The evidence supports Jones’s claim that the Listing Agreement was breached. Nesbitt sent an email on June 29, 2015, stating: “We should have listed the property immediately, but did not. We’re now jumping into action to get the property rented.” The email acknowledges Nesbitt’s responsibility to re-list the property as soon as he learned that the first tenant didn’t intend to renew. Given that (1) Nesbitt made no indication to Jones that a new Listing Agreement was necessary or customary, (2) Nesbitt acknowledged his duty to list the property immediately, (3) the Listing Agreement stated no expiration date, and (4) Nesbitt actually did list the property without asking for a new Listing Agreement, this court finds Nesbitt breached the Listing Agreement’s provision that “Broker shall enter the listing information into the MLS database within 48 hours … of commencement of Listing Period.”

Nesbitt also breached the agreement by advising Jones by email that he was “finished working on this account” without giving the 30-day notice provided in the contract’s early-termination clause.

Based on the foregoing considerations, Jones is entitled to $3,800 – two months’ rent – as relief for this breach.

Attorneys’ fees

Under the Agreement’s fee-shifting provision, Jones is entitled to attorneys’ fees as the prevailing party in the breach-of-contract claims. Jones’s counsel has the burden of proving that he adequately segregated recoverable from non-recoverable costs and expenses. The Property Management Agreement is so entwined with the Listing Agreement, the Lease, and the Lease Addendum that the Property Management Agreement’s phrase “arising out of or relating to this Agreement” clearly includes the lease documents. The lease documents would not have occurred but for the Property Management Agreement. Therefore, Jones is entitled to attorneys’ fees related to the contract claim under the Lease and Lease Addendum.

However, the defamation claims are not subject to attorneys’ fees under the parties’ agreements because these tort claims are completely separate and distinct from any of the contract claims. Jones nevertheless argues that he is entitled to attorneys’ fees under Code § 8.01-223.2, but this court disagrees.

Nesbitt’s cause of action accrued on the date Jones published his original Yelp review – December 3, 2015. Since that date, § 8.01-223.2 has been amended twice, first adding a fee-shifting provision and, most recently, expanding the statute to provide immunity in certain claims of defamation.
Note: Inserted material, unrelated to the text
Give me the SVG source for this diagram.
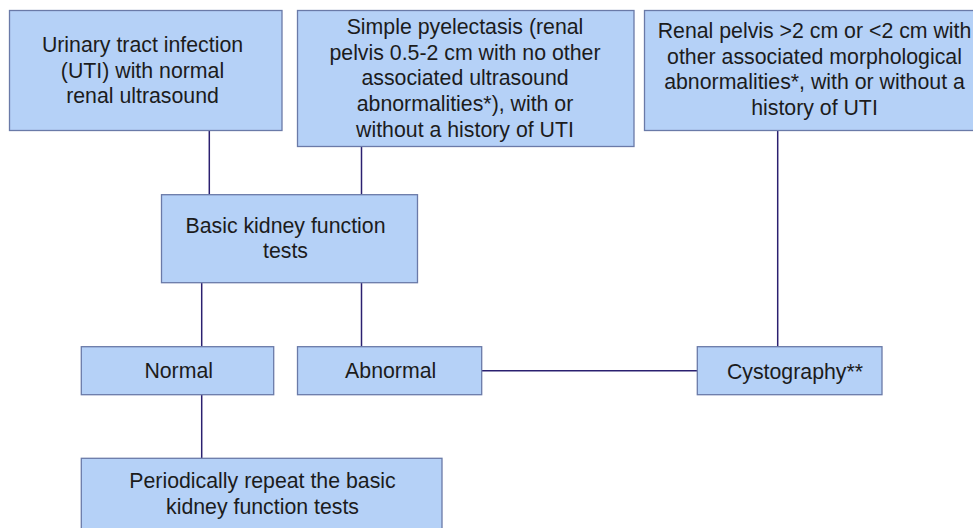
<svg xmlns="http://www.w3.org/2000/svg" width="973" height="528" viewBox="0 0 973 528">
<style>
.box{fill:#b5d1f7;stroke:#6a7aa8;stroke-width:1.3}
.t{font-family:"Liberation Sans",Arial,sans-serif;font-size:21.3px;fill:#1c1c1c;text-anchor:middle}
.c{stroke:#2b2070;stroke-width:1.5;fill:none}
</style>
<rect width="973" height="528" fill="#fff"/>
<g id="connectors">
<line class="c" x1="209.3" y1="130.5" x2="209.3" y2="194.7"/>
<line class="c" x1="361.5" y1="146.7" x2="361.5" y2="194.7"/>
<line class="c" x1="201.7" y1="282.7" x2="201.7" y2="346.7"/>
<line class="c" x1="361.5" y1="282.7" x2="361.5" y2="346.7"/>
<line class="c" x1="481.7" y1="370.7" x2="697.3" y2="370.7"/>
<line class="c" x1="777.7" y1="130.7" x2="777.7" y2="346.7"/>
<line class="c" x1="201.7" y1="394.7" x2="201.7" y2="458.3"/>
</g>
<g id="uti">
<rect class="box" x="9.5" y="10.5" width="272.5" height="120"/>
<text class="t" x="142.5" y="52">Urinary tract infection</text>
<text class="t" x="142.5" y="77.5">(UTI) with normal</text>
<text class="t" x="142.5" y="102.5">renal ultrasound</text>
</g>
<g id="pyelectasis">
<rect class="box" x="297.5" y="10.5" width="336.5" height="136"/>
<text class="t" x="465" y="34">Simple pyelectasis (renal</text>
<text class="t" x="465" y="59.7">pelvis 0.5-2 cm with no other</text>
<text class="t" x="465" y="85.4">associated ultrasound</text>
<text class="t" x="465" y="111">abnormalities*), with or</text>
<text class="t" x="465" y="136.7">without a history of UTI</text>
</g>
<g id="renal-pelvis">
<rect class="box" x="644.5" y="10.5" width="330" height="120"/>
<text class="t" x="814.5" y="38.3">Renal pelvis &gt;2 cm or &lt;2 cm with</text>
<text class="t" x="814.5" y="63.9">other associated morphological</text>
<text class="t" x="814.5" y="89.4">abnormalities*, with or without a</text>
<text class="t" x="814.5" y="115">history of UTI</text>
</g>
<g id="basic">
<rect class="box" x="161.5" y="194.7" width="256" height="88"/>
<text class="t" x="285.5" y="232.7">Basic kidney function</text>
<text class="t" x="285.5" y="257.5">tests</text>
</g>
<g id="normal">
<rect class="box" x="81.3" y="346.7" width="192.4" height="48"/>
<text class="t" x="178.7" y="377.5">Normal</text>
</g>
<g id="abnormal">
<rect class="box" x="297.5" y="346.7" width="184.2" height="48"/>
<text class="t" x="390.7" y="377.5">Abnormal</text>
</g>
<g id="cystography">
<rect class="box" x="697.3" y="346.7" width="184.7" height="48"/>
<text class="t" x="795" y="379">Cystography**</text>
</g>
<g id="periodic">
<rect class="box" x="81.3" y="458.3" width="360.7" height="75"/>
<text class="t" x="262.5" y="488.3">Periodically repeat the basic</text>
<text class="t" x="262.5" y="513.5">kidney function tests</text>
</g>
</svg>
While the current version of the statute does provide for recovery of attorneys’ fees by a defendant who obtains dismissal of defamation claims pursuant to the statute, the court finds that its amendments are not retroactive. The revised statute does not speak to retroactivity, but does create a substantive right of recovery in a defamation case that didn’t exist prior to the revision. In these circumstances, revisions are not retroactive.

Accordingly, this court cannot award attorneys’ fees and costs to Jones that are solely associated with defending against the defamation claims. Thus, there are two categories of potentially recoverable fees: those solely associated with the contract claims ($9,941) and those reflecting a mixture of contract and defamation claims ($19,303). Based on the reasonableness of the fees and the evidence produced and arguments made at trial, the court awards 100 percent of Jones’s contract-only fees and 50 percent of his contract/defamation mixed fees.

Will Nesbitt Realty LLC v. Jones, CL16-14234, Apr. 30, 2018. Fairfax Cir. (Bellows). Mikhael D. Charnoff for Plaintiff; Steven A. Krieger for Defendant. VLW No. 018-8-039, 25 pp.